In Algeria, the use of the army to torture and kill Algerians rising up against French colonialism, barely more than a decade after these same methods were used in France itself by the Nazis and the Nazi-collaborationist Vichy regime, left over 300,000 dead in the 1954-1962 war.
These historical events are a warning as to the implications of mobilizing the army against the working class. They vindicate the strategy proposed by the Parti de l’égalité socialiste (PES) amid the “yellow vest” movement. Amid widespread hostility of workers internationally against the union bureaucracies and established political parties, the PES called for building independent committees of action and stressed the necessity of transferring state power in France and across Europe to such organizations of the working class.
This also requires building the PES as the political alternative to the petty bourgeois political parties, rejected by a broad majority of “yellow vests.” These parties try to tie the workers to Macron by proposing to negotiate a democratization of society with him and the trade unions.

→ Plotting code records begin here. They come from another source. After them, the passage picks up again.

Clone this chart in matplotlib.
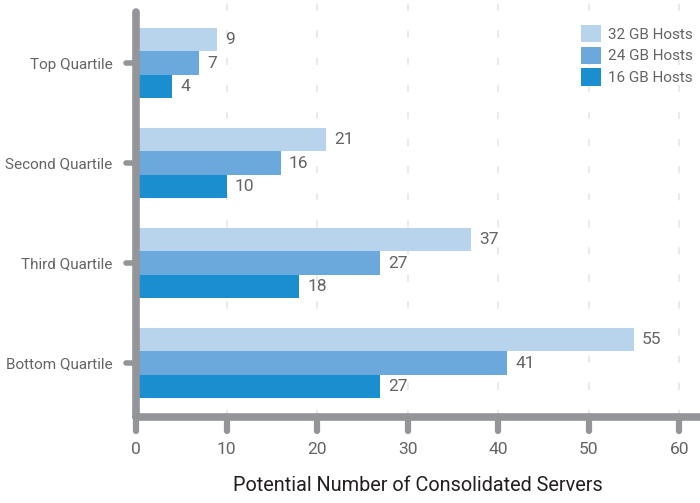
import numpy as np
import matplotlib
matplotlib.use("Agg")
import matplotlib.pyplot as plt
from matplotlib.patches import Patch

plt.rcParams["font.family"] = ["Roboto", "DejaVu Sans"]

quartiles = ["Top Quartile", "Second Quartile", "Third Quartile", "Bottom Quartile"]
hosts_32gb = [9, 21, 37, 55]
hosts_24gb = [7, 16, 27, 41]
hosts_16gb = [4, 10, 18, 27]
x_ticks = [0, 10, 20, 30, 40, 50, 60]

series = [
    ("32 GB Hosts", hosts_32gb, "#b8d3ec"),
    ("24 GB Hosts", hosts_24gb, "#6ba9dc"),
    ("16 GB Hosts", hosts_16gb, "#1a8ecf"),
]

axis_grey = "#939598"
text_grey = "#636466"

fig = plt.figure(figsize=(7, 5.03), dpi=100)
ax = fig.add_axes([136 / 700, 1 - 417 / 503, 564 / 700, 405 / 503])

pos = np.arange(len(quartiles))
h = 0.235
for i, (name, vals, color) in enumerate(series):
    y = pos + (i - 1) * h
    ax.barh(y, vals, height=h, color=color, label=name, zorder=2)
    for yy, v in zip(y, vals):
        ax.text(v + 0.9, yy, str(v), va="center", ha="left",
                fontsize=12.5, color=text_grey)

ax.set_xlim(0, 62.3)
ax.set_ylim(3.54, -0.51)
ax.set_yticks(pos)
ax.set_yticklabels(quartiles)
ax.set_xticks(x_ticks)

# faint dashed guides behind the bars
for x in x_ticks[1:]:
    ax.plot([x, x], [3.54, -0.6], color="#e8e8e8", lw=1.3, ls=(0, (4, 11)),
            zorder=1, clip_on=False)

for side in ["top", "right"]:
    ax.spines[side].set_visible(False)
for side in ["left", "bottom"]:
    ax.spines[side].set_color(axis_grey)
    ax.spines[side].set_linewidth(5.5)
    ax.spines[side].set_capstyle("round")
ax.spines["bottom"].set_bounds(0, 70)

# rounded tick stubs drawn by hand
xt = ax.get_xaxis_transform()
yt = ax.get_yaxis_transform()
for x in x_ticks:
    ax.plot([x, x], [0, -0.035], transform=xt, color=axis_grey, lw=4.5,
            solid_capstyle="round", clip_on=False, zorder=3)
for y in pos:
    ax.plot([0, -0.017], [y, y], transform=yt, color=axis_grey, lw=4,
            solid_capstyle="round", clip_on=False, zorder=3)

ax.tick_params(axis="y", length=0, pad=17, labelsize=11, labelcolor=text_grey)
ax.tick_params(axis="x", length=0, pad=18, labelsize=12.5, labelcolor=text_grey)

ax.set_xlabel("Potential Number of Consolidated Servers", fontsize=14.3,
              color="#231f20", labelpad=14)

handles = [Patch(facecolor=c, label=n) for n, _, c in series]
leg = ax.legend(handles=handles, loc="upper right", bbox_to_anchor=(1.0, 0.985),
                frameon=False, fontsize=11, handlelength=1.35, handleheight=1.35,
                handletextpad=0.45, labelspacing=0.3, borderaxespad=0.05)
for t in leg.get_texts():
    t.set_color(text_grey)

fig.savefig("out.png", dpi=100)
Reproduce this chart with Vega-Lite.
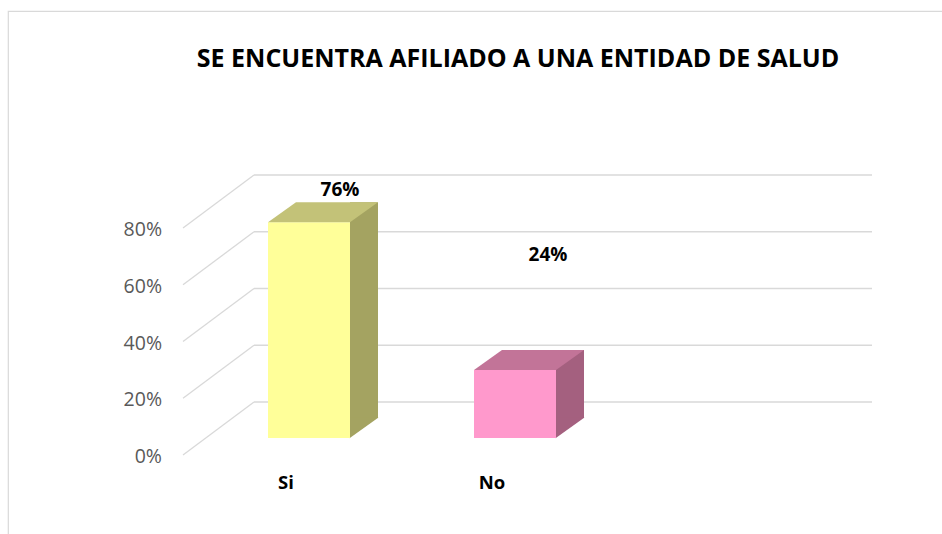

Many of these parties—including the French Communist Party, the New Anticapitalist Party, the Greens, Jean-Luc Mélenchon’s Unsubmissive France, and the Independent Democratic Workers Party—came together yesterday to issue a pathetic “united” appeal to Macron.
Criticizing “the government’s authoritarian excesses,” they begged Macron to cease ignoring them and negotiate more with them to try to calm the situation: “The sidelining of the social, ecological and trade union movements, contempt for those who speak truth to power, is a way of preventing all dialog, all positive outcomes to the crises of our time. … The calming of tensions we desire also requires the state power to respond concretely to the aspirations for social justice that are widely expressed in our country.”
But there is nothing to negotiate with Macron. By sending the army against the “yellow vests,” he is sending a clear signal that the financial aristocracy and the state authorities have no intention of realizing the social aspirations of the working class. They want to crush these aspirations, and if necessary to drown them in blood.
The current crisis exposes the utter bankruptcy of their strategy of tying the workers to capitalist politicians and the capitalist state. During the 2017 election, all these parties adapted themselves to the official propaganda presenting Macron as a lesser evil than neo-fascist candidate Marine Le Pen. Now that Macron has declared his admiration for fascist dictator Philippe Pétain and sent the army against the “yellow vests,” this propaganda is exposed as an utter fraud.
Faced with Macron’s historic threat against the workers, the turn is to the construction of independent organizations of the working class and of sections of the International Committee of the Fourth International as their revolutionary vanguard.